Now, the Bend, Ore., brewery is among many experimenting with ways to continue creating that flavor but without the alcohol that would usually go hand in hand with it. Deschutes has brewed an IPA called Teensy Weensy that, in various pilot renditions, has ranged from as high as 3.7 percent alcohol-by-volume to as low as 2 percent.

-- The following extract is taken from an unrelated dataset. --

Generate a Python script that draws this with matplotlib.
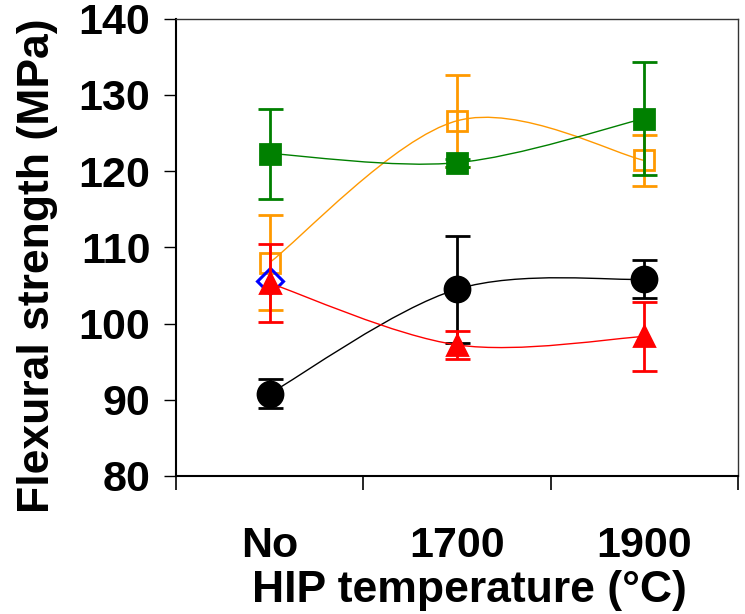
import matplotlib
matplotlib.use("Agg")
import matplotlib.pyplot as plt
from matplotlib.path import Path
from matplotlib.patches import PathPatch
import numpy as np

plt.rcParams['font.family'] = ['Liberation Sans', 'DejaVu Sans']
plt.rcParams['font.weight'] = 'bold'

categories = ["No", "1700", "1900"]
x_pos = [0.5, 1.5, 2.5]

green_vals = [122.3, 121.1, 126.9]
green_err = [5.9, 0.5, 7.4]
orange_vals = [108.0, 126.6, 121.4]
orange_err = [6.2, 6.0, 3.3]
red_vals = [105.3, 97.2, 98.3]
red_err = [5.1, 1.8, 4.5]
black_vals = [90.8, 104.5, 105.8]
black_err = [1.9, 7.0, 2.5]
blue_vals = [105.6]

fig = plt.figure(figsize=(7.45, 6.14), dpi=100)
ax = fig.add_axes([0.2362, 0.2248, 0.7544, 0.7448])


def smooth_path(xs, ys, color, z):
    # Catmull-Rom style Bezier smoothing through the data points (Excel-like smoothed line)
    pts = list(zip(xs, ys))
    n = len(pts)
    verts = [pts[0]]
    codes = [Path.MOVETO]
    for i in range(n - 1):
        p0 = pts[i - 1] if i > 0 else pts[i]
        p1 = pts[i]
        p2 = pts[i + 1]
        p3 = pts[i + 2] if i + 2 < n else pts[i + 1]
        c1 = (p1[0] + (p2[0] - p0[0]) / 6, p1[1] + (p2[1] - p0[1]) / 6)
        c2 = (p2[0] - (p3[0] - p1[0]) / 6, p2[1] - (p3[1] - p1[1]) / 6)
        verts += [c1, c2, p2]
        codes += [Path.CURVE4] * 3
    patch = PathPatch(Path(verts, codes), facecolor='none', edgecolor=color,
                      lw=1.0, zorder=z)
    ax.add_patch(patch)


series = [
    (orange_vals, orange_err, '#FF9900', 's', 'none', 14, 2),
    (green_vals, green_err, '#008000', 's', '#008000', 15, 3),
    (black_vals, black_err, 'black', 'o', 'black', 18, 4),
    (red_vals, red_err, '#FF0000', '^', '#FF0000', 15, 6),
]

for vals, err, col, mk, fc, ms, z in series:
    smooth_path(x_pos, vals, col, z)
    ax.errorbar(x_pos, vals, yerr=err, fmt='none', ecolor=col, elinewidth=2,
                capsize=9, capthick=2, zorder=z)
    ax.plot(x_pos, vals, linestyle='none', marker=mk, markersize=ms,
            markerfacecolor=fc, markeredgecolor=col, markeredgewidth=2, zorder=z + 0.5)

ax.plot(x_pos[:1], blue_vals, linestyle='none', marker='D', markersize=13,
        markerfacecolor='none', markeredgecolor='#0000FF', markeredgewidth=2.2, zorder=5)

ax.set_xlim(0, 3)
ax.set_ylim(80, 140)
ax.set_yticks(np.arange(80, 141, 10))
ax.set_xticks([0, 1, 2, 3])
ax.set_xticklabels([])
ax.set_xticks(x_pos, minor=True)
ax.set_xticklabels(categories, minor=True)

ax.tick_params(axis='x', which='major', direction='out', length=10, width=1.2, color='black')
ax.tick_params(axis='x', which='minor', length=0, pad=36, labelsize=31)
ax.tick_params(axis='y', direction='out', length=8.5, width=1.0, labelsize=31, pad=10)
for lab in ax.get_xticklabels(minor=True) + ax.get_yticklabels():
    lab.set_fontweight('bold')

ax.spines['left'].set_linewidth(1.5)
ax.spines['bottom'].set_linewidth(1.5)
ax.spines['top'].set_linewidth(1.0)
ax.spines['right'].set_linewidth(1.0)
ax.spines['top'].set_color('#333333')
ax.spines['right'].set_color('#333333')

ax.set_ylabel("Flexural strength (MPa)", fontsize=32, fontweight='bold')
ax.set_xlabel("HIP temperature (°C)", fontsize=32, fontweight='bold')
ax.yaxis.set_label_coords(-0.21, 0.46)
ax.xaxis.set_label_coords(0.523, -0.205)

fig.savefig("out.png", dpi=100)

He says this is a fundamentally challenging kind of beer to make, since “flaws can easily show themselves in a low-ABV beer.” Hoppy bitterness can also overwhelm the flavor profile in beers with very low levels of alcohol.
Brewer Christian Kazakoff, formerly of Iron Springs Pub & Brewery in Fairfax and now helping launch Canyon Club Brewery, the soon-to-open brewery in Moraga, says he doesn’t think these beers are necessarily especially hard to make.
“Any talented brewer can make a great tasting beer and have low ABV,” said Kazakoff, who considers low-ABV beers to be in the same vein of interest as low-calorie beers.
Where Kazakoff sees the potential difficulty is in selling the beers, even to people who want them.
“People will think that just because it’s a low-ABV and -calorie beer it should cost less—much less,” he said.
At State Room Brewery in San Rafael, brewer Larry Berlin has seen the interest from consumers in drinking lighter beers. (The lowest beer he has on tap is a 4.2 percent ABV rice lager.) He believes the explanation is straightforward:
“Consuming less alcohol is more healthy,” he says.
LaLonde also cited popular health trends as the force behind the growing popularity of super-low-ABV beers. He named low-carbohydrate diets, simple caloric intake reduction and the paleo craze, in which followers eat only foods that could hypothetically be found while hunting and gathering (they’ll drink mead and wine but not beer, since it is made from grains).
Some people seek out lighter beers simply so they can drink more of them. We see this interest manifest in beers with name like DayTime IPA (Lagunitas Brewing Co.) and All Day IPA (Founders Brewing Co.).
If alcoholism is one’s problem, that person should quit drinking. For those concerned about drinking more beer than is healthy, then low-ABV beers may be the remedy. Like the brewpub patrons LaLonde describes who once came in looking for strong beers and now want light ones, my own interest has similarly flipped. I remember the tingle of excitement I once felt when I would find a beer listed at more than 12 or 13 percent ABV. Now, I hunt the aisles and bars for beers less than 4 percent, and I am waiting, hopefully, for something as tiny as the Deschutes Teensy Weensy.